EXERCISE INSTRUCTIONS: Transcribe every line from the top down to the line with "15.20, 14.80, 14.60]", both ends included, but not the pictures.

PROVIDED MATERIAL:
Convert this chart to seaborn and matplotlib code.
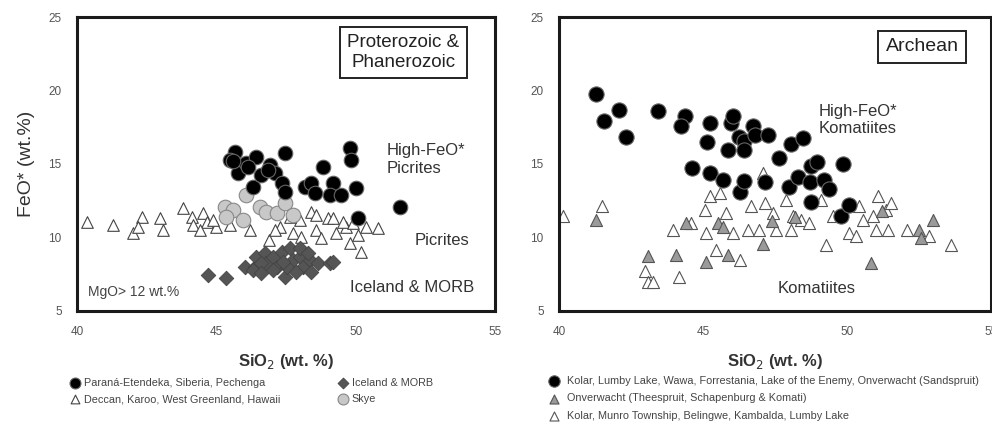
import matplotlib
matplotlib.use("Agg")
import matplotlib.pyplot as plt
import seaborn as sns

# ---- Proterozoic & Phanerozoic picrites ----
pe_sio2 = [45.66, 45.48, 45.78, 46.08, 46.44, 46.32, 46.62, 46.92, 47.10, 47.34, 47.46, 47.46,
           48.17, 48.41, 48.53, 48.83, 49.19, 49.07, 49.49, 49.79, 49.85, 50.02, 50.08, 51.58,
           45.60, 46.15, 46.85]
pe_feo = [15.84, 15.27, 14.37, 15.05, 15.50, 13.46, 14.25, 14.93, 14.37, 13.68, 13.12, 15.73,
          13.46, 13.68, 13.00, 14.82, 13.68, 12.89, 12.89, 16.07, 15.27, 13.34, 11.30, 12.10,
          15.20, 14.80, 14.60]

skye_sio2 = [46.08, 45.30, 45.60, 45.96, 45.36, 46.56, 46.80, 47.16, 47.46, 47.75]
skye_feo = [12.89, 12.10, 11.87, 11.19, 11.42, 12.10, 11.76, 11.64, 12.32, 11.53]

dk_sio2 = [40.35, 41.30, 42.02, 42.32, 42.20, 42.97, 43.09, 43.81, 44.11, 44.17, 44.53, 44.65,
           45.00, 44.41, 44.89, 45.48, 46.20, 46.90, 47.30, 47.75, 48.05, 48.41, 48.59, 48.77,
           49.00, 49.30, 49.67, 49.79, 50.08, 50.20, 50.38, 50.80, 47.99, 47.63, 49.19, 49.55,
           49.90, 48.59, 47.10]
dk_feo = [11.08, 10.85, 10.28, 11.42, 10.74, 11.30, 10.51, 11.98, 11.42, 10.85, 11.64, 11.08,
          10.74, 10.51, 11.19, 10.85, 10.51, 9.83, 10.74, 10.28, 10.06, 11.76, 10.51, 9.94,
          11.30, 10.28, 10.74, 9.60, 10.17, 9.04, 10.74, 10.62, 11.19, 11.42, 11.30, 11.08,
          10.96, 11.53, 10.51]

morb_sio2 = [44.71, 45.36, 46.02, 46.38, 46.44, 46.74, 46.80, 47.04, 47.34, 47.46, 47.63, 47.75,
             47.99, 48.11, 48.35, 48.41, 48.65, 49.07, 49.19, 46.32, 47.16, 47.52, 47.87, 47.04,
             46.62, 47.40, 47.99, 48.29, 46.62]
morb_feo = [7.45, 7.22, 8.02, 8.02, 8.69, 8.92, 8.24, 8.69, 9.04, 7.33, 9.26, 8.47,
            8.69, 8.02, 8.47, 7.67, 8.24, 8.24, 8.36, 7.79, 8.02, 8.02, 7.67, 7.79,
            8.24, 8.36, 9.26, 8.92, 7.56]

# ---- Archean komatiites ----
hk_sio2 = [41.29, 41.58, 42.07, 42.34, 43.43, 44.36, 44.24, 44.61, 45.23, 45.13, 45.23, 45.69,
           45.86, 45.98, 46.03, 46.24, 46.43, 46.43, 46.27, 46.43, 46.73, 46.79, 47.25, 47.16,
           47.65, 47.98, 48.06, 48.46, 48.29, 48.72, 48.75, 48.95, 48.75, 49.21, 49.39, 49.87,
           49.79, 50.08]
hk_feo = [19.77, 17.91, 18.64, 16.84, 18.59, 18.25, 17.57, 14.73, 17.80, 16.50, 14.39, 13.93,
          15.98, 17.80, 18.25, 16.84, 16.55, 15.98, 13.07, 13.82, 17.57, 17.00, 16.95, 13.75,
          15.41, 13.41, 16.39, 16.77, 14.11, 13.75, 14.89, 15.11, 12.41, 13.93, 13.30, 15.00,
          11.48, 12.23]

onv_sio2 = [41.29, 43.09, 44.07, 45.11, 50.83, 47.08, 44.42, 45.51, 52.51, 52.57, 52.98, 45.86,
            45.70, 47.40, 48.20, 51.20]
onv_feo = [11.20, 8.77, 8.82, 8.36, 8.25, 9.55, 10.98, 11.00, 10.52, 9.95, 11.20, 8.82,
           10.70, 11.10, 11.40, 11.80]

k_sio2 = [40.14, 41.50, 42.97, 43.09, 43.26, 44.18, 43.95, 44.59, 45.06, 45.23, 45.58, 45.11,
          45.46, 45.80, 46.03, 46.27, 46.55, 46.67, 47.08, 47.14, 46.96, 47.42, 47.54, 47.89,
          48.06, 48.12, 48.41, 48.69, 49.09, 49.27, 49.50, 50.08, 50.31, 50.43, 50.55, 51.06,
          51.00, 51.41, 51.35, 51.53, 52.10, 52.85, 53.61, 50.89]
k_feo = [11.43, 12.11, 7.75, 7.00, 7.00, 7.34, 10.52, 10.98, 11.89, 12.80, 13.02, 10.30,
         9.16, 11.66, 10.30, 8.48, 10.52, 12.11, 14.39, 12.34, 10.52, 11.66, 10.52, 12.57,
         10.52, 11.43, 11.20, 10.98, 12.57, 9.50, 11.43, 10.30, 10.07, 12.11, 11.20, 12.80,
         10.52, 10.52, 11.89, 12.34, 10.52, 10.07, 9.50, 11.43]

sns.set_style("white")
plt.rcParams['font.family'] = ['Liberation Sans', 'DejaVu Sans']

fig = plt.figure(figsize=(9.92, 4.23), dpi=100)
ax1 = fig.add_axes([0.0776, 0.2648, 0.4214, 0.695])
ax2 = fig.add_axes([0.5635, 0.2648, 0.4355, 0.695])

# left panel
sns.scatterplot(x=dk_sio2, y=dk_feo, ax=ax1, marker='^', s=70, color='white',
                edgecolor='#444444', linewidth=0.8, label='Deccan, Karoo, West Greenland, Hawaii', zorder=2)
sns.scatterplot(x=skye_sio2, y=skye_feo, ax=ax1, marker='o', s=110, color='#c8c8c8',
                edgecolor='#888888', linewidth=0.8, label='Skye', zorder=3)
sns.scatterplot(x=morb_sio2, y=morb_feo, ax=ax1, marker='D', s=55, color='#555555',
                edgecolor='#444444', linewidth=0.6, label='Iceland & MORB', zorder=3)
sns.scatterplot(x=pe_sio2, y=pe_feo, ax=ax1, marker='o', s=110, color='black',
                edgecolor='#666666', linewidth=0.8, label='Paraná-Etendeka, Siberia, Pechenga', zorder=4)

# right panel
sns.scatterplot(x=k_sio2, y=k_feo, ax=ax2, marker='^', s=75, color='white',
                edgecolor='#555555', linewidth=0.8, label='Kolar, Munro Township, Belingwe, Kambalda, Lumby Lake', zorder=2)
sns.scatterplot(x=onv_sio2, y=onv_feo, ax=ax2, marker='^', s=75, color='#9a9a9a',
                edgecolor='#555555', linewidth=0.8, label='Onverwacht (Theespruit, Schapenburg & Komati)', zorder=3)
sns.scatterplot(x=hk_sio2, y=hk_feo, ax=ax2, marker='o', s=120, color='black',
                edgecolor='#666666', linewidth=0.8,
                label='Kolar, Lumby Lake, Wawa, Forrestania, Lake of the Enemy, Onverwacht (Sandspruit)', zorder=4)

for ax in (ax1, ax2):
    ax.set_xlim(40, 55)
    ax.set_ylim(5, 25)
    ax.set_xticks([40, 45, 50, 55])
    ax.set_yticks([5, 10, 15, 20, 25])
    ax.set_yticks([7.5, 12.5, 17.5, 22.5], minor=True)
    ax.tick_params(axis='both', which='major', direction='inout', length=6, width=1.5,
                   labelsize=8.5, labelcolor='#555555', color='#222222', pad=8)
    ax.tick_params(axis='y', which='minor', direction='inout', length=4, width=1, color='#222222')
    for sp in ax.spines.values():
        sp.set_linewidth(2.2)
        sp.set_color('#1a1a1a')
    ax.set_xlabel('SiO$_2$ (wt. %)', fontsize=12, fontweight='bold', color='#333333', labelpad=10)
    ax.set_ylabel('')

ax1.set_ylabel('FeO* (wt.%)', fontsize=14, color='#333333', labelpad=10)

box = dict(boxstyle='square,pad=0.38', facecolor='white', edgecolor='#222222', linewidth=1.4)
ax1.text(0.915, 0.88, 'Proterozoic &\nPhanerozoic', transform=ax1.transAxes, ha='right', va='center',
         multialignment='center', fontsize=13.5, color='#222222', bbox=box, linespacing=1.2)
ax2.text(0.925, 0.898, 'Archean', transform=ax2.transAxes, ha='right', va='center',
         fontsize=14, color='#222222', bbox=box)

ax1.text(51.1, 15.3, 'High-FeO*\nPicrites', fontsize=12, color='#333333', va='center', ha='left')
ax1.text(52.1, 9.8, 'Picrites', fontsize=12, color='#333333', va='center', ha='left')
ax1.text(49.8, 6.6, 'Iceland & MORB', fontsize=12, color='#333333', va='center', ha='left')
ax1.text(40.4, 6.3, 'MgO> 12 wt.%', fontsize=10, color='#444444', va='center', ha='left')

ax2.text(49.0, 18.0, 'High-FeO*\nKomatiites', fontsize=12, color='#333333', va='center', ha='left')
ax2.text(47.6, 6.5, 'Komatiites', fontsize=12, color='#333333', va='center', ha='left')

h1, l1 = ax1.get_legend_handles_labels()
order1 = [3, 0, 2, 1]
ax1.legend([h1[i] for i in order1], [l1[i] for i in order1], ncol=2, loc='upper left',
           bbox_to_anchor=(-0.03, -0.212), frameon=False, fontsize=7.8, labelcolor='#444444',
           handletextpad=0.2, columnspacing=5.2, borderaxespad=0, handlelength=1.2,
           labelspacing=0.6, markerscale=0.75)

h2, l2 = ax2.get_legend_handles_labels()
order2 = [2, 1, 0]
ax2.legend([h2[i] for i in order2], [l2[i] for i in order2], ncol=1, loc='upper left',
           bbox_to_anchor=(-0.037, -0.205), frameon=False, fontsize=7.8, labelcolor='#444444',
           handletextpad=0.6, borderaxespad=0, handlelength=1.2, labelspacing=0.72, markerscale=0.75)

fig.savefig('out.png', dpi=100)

SOLUTION TO THE PROBLEM:
Convert this chart to seaborn and matplotlib code.
import matplotlib
matplotlib.use("Agg")
import matplotlib.pyplot as plt
import seaborn as sns

# ---- Proterozoic & Phanerozoic picrites ----
pe_sio2 = [45.66, 45.48, 45.78, 46.08, 46.44, 46.32, 46.62, 46.92, 47.10, 47.34, 47.46, 47.46,
           48.17, 48.41, 48.53, 48.83, 49.19, 49.07, 49.49, 49.79, 49.85, 50.02, 50.08, 51.58,
           45.60, 46.15, 46.85]
pe_feo = [15.84, 15.27, 14.37, 15.05, 15.50, 13.46, 14.25, 14.93, 14.37, 13.68, 13.12, 15.73,
          13.46, 13.68, 13.00, 14.82, 13.68, 12.89, 12.89, 16.07, 15.27, 13.34, 11.30, 12.10,
          15.20, 14.80, 14.60]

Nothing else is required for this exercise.